DATA TO USE.
·····
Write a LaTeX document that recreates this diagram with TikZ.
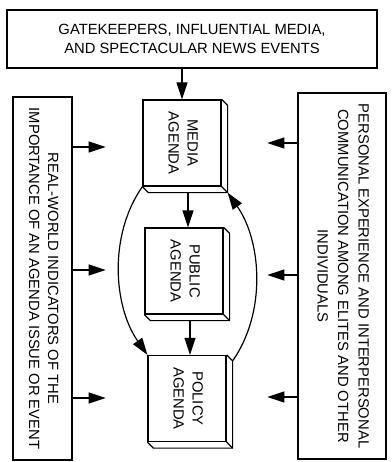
·····
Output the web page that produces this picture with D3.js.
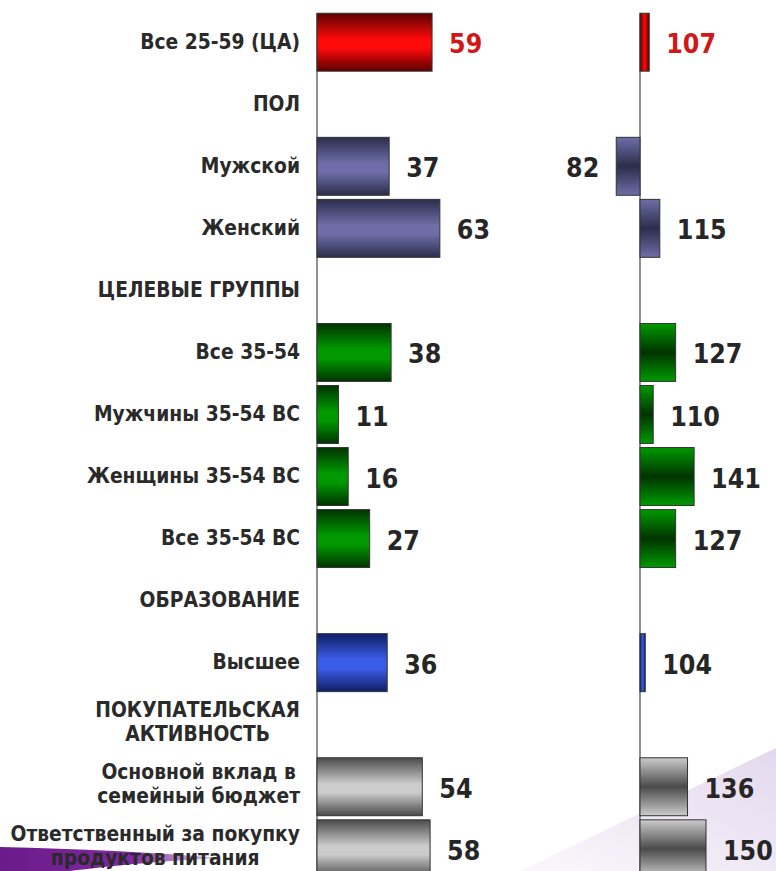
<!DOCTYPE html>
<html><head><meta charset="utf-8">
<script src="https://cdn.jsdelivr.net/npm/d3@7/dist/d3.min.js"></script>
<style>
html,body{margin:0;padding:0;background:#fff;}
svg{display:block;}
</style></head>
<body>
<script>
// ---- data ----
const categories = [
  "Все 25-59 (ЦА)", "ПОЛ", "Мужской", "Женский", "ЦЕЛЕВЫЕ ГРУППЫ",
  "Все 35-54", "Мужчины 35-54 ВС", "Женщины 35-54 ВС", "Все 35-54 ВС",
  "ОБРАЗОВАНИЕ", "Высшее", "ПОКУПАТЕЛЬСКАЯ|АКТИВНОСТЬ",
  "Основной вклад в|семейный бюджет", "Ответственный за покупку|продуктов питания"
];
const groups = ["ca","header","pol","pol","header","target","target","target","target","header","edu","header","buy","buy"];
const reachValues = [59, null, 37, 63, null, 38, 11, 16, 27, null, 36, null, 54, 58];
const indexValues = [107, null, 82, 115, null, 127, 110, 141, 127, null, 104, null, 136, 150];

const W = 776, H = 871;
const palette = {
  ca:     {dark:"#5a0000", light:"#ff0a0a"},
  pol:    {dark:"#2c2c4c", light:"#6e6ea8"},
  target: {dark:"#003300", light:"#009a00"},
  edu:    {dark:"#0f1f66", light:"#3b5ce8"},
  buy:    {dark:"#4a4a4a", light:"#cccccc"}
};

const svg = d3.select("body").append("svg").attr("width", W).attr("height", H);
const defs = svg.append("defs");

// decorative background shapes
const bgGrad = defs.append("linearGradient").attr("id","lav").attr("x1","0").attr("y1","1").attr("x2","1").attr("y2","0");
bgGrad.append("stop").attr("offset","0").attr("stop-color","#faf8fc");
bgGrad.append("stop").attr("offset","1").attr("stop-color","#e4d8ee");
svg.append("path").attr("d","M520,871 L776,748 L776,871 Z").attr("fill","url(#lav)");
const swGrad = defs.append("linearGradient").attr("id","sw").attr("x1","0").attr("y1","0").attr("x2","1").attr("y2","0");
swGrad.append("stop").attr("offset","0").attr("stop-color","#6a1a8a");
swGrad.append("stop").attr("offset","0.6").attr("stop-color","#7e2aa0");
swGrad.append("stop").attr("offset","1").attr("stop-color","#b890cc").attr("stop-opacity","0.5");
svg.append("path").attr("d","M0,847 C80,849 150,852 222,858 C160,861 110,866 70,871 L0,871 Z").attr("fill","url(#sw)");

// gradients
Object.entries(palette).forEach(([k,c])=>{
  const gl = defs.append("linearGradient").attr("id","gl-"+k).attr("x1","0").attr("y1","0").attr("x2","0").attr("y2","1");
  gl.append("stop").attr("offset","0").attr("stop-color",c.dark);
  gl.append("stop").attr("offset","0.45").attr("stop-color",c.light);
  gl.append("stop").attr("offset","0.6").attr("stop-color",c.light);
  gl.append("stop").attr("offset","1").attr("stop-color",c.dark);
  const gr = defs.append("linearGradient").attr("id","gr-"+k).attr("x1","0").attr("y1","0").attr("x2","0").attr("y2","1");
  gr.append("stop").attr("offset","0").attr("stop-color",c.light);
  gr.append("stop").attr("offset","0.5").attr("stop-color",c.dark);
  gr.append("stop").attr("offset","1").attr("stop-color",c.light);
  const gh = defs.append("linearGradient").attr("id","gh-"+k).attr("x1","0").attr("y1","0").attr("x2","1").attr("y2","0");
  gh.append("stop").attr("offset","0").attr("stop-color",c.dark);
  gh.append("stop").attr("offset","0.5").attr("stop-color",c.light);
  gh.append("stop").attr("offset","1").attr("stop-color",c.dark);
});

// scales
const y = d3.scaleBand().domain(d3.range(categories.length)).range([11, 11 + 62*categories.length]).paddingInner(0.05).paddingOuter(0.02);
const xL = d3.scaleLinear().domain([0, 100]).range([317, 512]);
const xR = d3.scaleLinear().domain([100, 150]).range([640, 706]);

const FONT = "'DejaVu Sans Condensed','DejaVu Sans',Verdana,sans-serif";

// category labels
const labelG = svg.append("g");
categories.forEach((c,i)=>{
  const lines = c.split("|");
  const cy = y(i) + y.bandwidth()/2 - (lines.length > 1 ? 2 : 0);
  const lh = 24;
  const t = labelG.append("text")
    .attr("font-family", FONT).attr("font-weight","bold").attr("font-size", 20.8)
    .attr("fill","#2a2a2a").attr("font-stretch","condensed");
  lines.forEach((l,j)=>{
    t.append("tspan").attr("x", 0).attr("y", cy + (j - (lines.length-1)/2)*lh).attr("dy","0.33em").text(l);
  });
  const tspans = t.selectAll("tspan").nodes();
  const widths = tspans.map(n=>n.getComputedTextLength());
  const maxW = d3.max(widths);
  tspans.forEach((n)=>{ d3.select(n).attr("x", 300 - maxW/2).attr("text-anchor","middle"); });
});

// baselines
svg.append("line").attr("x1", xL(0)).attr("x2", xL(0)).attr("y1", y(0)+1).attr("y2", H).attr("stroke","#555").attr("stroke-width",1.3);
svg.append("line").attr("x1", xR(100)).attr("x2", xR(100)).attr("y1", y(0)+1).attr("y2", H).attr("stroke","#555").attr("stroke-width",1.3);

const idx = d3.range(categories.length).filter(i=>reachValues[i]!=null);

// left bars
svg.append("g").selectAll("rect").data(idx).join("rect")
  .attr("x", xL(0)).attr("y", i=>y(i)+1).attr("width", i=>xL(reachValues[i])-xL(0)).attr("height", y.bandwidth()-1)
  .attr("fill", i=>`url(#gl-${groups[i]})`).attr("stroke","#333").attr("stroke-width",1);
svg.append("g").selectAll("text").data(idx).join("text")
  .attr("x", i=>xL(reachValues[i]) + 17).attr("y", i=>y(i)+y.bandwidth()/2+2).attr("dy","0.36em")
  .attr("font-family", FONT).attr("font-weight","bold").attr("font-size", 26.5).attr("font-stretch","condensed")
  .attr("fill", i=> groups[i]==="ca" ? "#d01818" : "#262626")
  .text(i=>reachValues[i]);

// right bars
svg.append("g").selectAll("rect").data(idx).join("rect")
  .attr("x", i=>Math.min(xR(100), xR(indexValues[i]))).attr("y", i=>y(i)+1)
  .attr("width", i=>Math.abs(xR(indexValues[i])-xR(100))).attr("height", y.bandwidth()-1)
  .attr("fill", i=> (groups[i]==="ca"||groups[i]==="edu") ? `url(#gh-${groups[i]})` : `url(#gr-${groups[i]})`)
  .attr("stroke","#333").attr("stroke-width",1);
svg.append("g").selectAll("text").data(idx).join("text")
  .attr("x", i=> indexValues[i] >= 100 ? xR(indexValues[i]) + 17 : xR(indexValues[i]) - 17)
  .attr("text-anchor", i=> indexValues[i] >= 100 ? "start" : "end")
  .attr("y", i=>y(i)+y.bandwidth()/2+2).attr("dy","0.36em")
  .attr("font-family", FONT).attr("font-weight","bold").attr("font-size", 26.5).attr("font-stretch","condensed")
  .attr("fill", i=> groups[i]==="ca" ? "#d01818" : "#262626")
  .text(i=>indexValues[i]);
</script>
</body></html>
·····
SET EXERCISE. From the data, pick out every line that includes "with".

EXERCISE SOLUTION.
Write a LaTeX document that recreates this diagram with TikZ.
Output the web page that produces this picture with D3.js.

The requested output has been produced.